Does high-availability VM for Mac OS X exist?

I seek rock-stable, production-worthy virtual machines capability with macOS.

I'm relatively a noob when it comes to VMs. High availability clusters are all the rage, and I can see why. I took over as the sysadmin for an SMB and we have 7 Mac Mini's in the machine room; each one running one thing, each obviously underutilized, and each without redundancy.

If I ran Win services, a good strategy would be to deploy up to 7 instances on a pair of servers in a high availability configuration, active/passive failover, etc., correct? And until Apple changes their mind, that's an impossibility in OS X Land?


Solution 1:

Yes, high-availability for macOS definitely exists.

As on Windows, you cannot just push some magical button and have any computer with whatever generic software suddenly run in a HA system, being it active/passive or active/active.

The way to setup a HA system depends on the services you want the system to offer. Is it a highly available network storage system you require? - is it a highly available build server? is it a highly available rendering system?

In some cases it is not optimal to use virtual machines at all, but rather use software running bare-metal to implement the highly available services.

In other cases, you can use VMs to have an easier way to implement for example an active/passive fail-over style high availability. This usually comes with some draw backs, but they are the same here as in an Windows environment.

One of the simplest setups here is to have the virtual machine disk itself be stored on a storage system shared by a pair of Mac Minis (or more). The storage system itself needs to be highly available as well. You would then replicate the configuration of the virtual machine between the two Mac Minis, implement a heart beat system and have the passive computer automatically take over when the heart beat stops. Typically this is a type of STONITH, which can be implemented in multiple ways.
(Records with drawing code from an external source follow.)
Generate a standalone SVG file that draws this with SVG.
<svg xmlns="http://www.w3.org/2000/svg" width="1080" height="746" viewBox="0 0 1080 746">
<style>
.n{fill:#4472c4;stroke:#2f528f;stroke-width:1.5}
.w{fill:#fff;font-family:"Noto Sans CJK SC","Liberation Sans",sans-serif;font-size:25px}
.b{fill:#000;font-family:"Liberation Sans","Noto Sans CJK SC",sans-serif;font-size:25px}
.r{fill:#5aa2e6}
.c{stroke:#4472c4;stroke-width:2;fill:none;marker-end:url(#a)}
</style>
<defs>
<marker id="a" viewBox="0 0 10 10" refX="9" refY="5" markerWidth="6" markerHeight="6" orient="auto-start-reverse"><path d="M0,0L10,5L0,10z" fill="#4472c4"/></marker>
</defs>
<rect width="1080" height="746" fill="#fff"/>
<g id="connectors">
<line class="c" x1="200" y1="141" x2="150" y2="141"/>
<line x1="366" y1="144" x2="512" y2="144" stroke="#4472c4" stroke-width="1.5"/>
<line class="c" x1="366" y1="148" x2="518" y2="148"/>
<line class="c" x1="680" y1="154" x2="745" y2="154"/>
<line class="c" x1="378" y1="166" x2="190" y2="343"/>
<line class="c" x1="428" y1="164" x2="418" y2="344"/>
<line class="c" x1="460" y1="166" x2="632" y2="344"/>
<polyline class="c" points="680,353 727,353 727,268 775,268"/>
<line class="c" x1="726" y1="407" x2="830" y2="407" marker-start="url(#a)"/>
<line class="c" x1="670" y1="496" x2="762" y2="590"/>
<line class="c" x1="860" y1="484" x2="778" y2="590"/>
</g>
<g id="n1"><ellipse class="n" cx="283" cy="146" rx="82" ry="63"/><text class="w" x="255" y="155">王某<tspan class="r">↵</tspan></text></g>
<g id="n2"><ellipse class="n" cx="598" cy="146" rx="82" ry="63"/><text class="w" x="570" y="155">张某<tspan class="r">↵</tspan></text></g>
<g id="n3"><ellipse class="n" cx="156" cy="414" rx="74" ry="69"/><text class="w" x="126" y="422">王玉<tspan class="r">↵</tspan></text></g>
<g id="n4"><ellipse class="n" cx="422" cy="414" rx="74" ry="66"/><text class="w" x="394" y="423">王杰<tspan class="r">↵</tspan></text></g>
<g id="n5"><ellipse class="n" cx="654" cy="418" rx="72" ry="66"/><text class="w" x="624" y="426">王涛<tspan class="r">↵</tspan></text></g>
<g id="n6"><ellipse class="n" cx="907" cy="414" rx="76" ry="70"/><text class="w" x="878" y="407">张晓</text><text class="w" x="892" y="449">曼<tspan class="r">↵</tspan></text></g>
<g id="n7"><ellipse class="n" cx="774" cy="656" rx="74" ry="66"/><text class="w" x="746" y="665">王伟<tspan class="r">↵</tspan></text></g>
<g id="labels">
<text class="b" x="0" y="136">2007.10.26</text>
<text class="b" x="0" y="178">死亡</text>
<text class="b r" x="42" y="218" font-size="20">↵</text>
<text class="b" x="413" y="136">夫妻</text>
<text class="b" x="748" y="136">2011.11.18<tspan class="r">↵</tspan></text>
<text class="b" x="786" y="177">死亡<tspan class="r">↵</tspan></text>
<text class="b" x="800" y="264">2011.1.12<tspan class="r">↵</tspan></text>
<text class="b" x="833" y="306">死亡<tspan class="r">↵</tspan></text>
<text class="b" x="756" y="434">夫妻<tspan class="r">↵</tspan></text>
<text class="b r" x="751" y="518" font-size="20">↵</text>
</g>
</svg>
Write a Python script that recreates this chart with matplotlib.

A well known industry implementation of such a simple system is the VMware vSphere HA system, where you basically run ESXi on the Mac Minis and use vSphere with vSphere HA to do monitoring and automatic failover. The shared storage system can be implemented in many different ways (although most have drawbacks).

Solution 2:

We run esxi Bare Metal Hypervisor on Intel Macs, ARM, Dell and other consumer and server grade hardware. All are exceptionally stable, documented and supported.

If you are not into owning the hardware or wish to co-locate it, MacStadium is the long time vendor of choice for virtualization.

These are all a decade old (except Kubernetes and ARM esxi), so you should check it out... also, don’t waste any time on HA software or features initially. Sprinkle that on last of and only if you really, really need it.